Data provided
+ + + + +

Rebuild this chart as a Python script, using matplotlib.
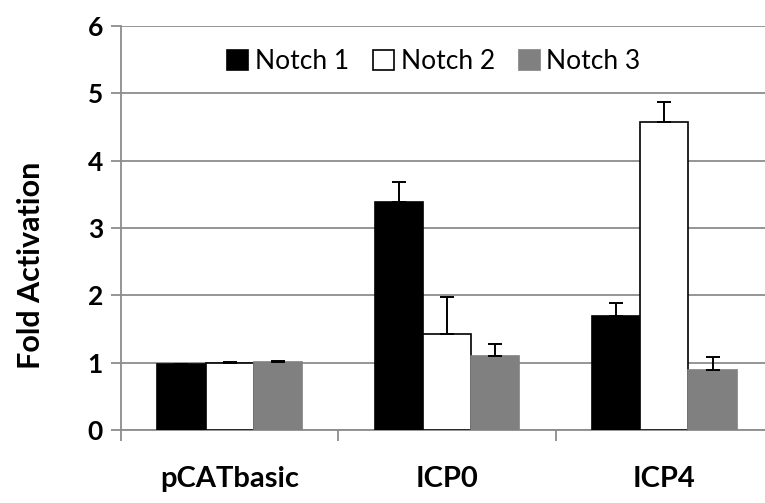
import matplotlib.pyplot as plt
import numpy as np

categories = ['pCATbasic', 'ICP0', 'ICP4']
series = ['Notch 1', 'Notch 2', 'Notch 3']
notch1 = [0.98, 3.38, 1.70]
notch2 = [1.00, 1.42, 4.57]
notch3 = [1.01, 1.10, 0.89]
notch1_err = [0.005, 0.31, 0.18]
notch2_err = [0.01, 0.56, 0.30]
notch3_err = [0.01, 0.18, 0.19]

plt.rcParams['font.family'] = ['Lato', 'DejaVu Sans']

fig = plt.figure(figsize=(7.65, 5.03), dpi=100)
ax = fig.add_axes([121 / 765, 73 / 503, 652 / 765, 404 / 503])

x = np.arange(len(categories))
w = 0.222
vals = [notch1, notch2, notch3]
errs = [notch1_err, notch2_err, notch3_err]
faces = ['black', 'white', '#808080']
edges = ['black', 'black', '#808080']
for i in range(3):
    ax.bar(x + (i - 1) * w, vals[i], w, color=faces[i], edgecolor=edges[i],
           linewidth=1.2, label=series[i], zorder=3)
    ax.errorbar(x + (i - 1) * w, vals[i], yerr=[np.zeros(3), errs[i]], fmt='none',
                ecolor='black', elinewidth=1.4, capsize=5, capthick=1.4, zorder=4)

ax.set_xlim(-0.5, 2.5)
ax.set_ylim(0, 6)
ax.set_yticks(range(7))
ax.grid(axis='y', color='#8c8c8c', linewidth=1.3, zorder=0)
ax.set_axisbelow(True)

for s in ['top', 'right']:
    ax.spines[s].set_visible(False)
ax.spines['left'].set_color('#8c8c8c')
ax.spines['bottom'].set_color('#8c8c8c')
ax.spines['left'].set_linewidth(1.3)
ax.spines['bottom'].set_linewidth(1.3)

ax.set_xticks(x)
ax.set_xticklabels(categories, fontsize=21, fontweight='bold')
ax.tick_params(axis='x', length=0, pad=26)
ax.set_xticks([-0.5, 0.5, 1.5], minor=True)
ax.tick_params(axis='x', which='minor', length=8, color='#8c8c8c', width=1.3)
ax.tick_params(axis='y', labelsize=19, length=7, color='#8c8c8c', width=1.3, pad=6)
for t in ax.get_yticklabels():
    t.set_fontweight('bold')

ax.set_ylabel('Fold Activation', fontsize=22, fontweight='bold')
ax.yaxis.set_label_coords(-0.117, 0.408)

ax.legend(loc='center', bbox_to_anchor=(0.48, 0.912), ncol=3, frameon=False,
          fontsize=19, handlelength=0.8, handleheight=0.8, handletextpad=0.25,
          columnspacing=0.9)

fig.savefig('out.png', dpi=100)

+ + + + +

Instructions for the task
Please write out all the data again word for word, but not the pictures.

Correct result
Rebuild this chart as a Python script, using matplotlib.
import matplotlib.pyplot as plt
import numpy as np

categories = ['pCATbasic', 'ICP0', 'ICP4']
series = ['Notch 1', 'Notch 2', 'Notch 3']
notch1 = [0.98, 3.38, 1.70]
notch2 = [1.00, 1.42, 4.57]
notch3 = [1.01, 1.10, 0.89]
notch1_err = [0.005, 0.31, 0.18]
notch2_err = [0.01, 0.56, 0.30]
notch3_err = [0.01, 0.18, 0.19]

plt.rcParams['font.family'] = ['Lato', 'DejaVu Sans']

fig = plt.figure(figsize=(7.65, 5.03), dpi=100)
ax = fig.add_axes([121 / 765, 73 / 503, 652 / 765, 404 / 503])

x = np.arange(len(categories))
w = 0.222
vals = [notch1, notch2, notch3]
errs = [notch1_err, notch2_err, notch3_err]
faces = ['black', 'white', '#808080']
edges = ['black', 'black', '#808080']
for i in range(3):
    ax.bar(x + (i - 1) * w, vals[i], w, color=faces[i], edgecolor=edges[i],
           linewidth=1.2, label=series[i], zorder=3)
    ax.errorbar(x + (i - 1) * w, vals[i], yerr=[np.zeros(3), errs[i]], fmt='none',
                ecolor='black', elinewidth=1.4, capsize=5, capthick=1.4, zorder=4)

ax.set_xlim(-0.5, 2.5)
ax.set_ylim(0, 6)
ax.set_yticks(range(7))
ax.grid(axis='y', color='#8c8c8c', linewidth=1.3, zorder=0)
ax.set_axisbelow(True)

for s in ['top', 'right']:
    ax.spines[s].set_visible(False)
ax.spines['left'].set_color('#8c8c8c')
ax.spines['bottom'].set_color('#8c8c8c')
ax.spines['left'].set_linewidth(1.3)
ax.spines['bottom'].set_linewidth(1.3)

ax.set_xticks(x)
ax.set_xticklabels(categories, fontsize=21, fontweight='bold')
ax.tick_params(axis='x', length=0, pad=26)
ax.set_xticks([-0.5, 0.5, 1.5], minor=True)
ax.tick_params(axis='x', which='minor', length=8, color='#8c8c8c', width=1.3)
ax.tick_params(axis='y', labelsize=19, length=7, color='#8c8c8c', width=1.3, pad=6)
for t in ax.get_yticklabels():
    t.set_fontweight('bold')

ax.set_ylabel('Fold Activation', fontsize=22, fontweight='bold')
ax.yaxis.set_label_coords(-0.117, 0.408)

ax.legend(loc='center', bbox_to_anchor=(0.48, 0.912), ncol=3, frameon=False,
          fontsize=19, handlelength=0.8, handleheight=0.8, handletextpad=0.25,
          columnspacing=0.9)

fig.savefig('out.png', dpi=100)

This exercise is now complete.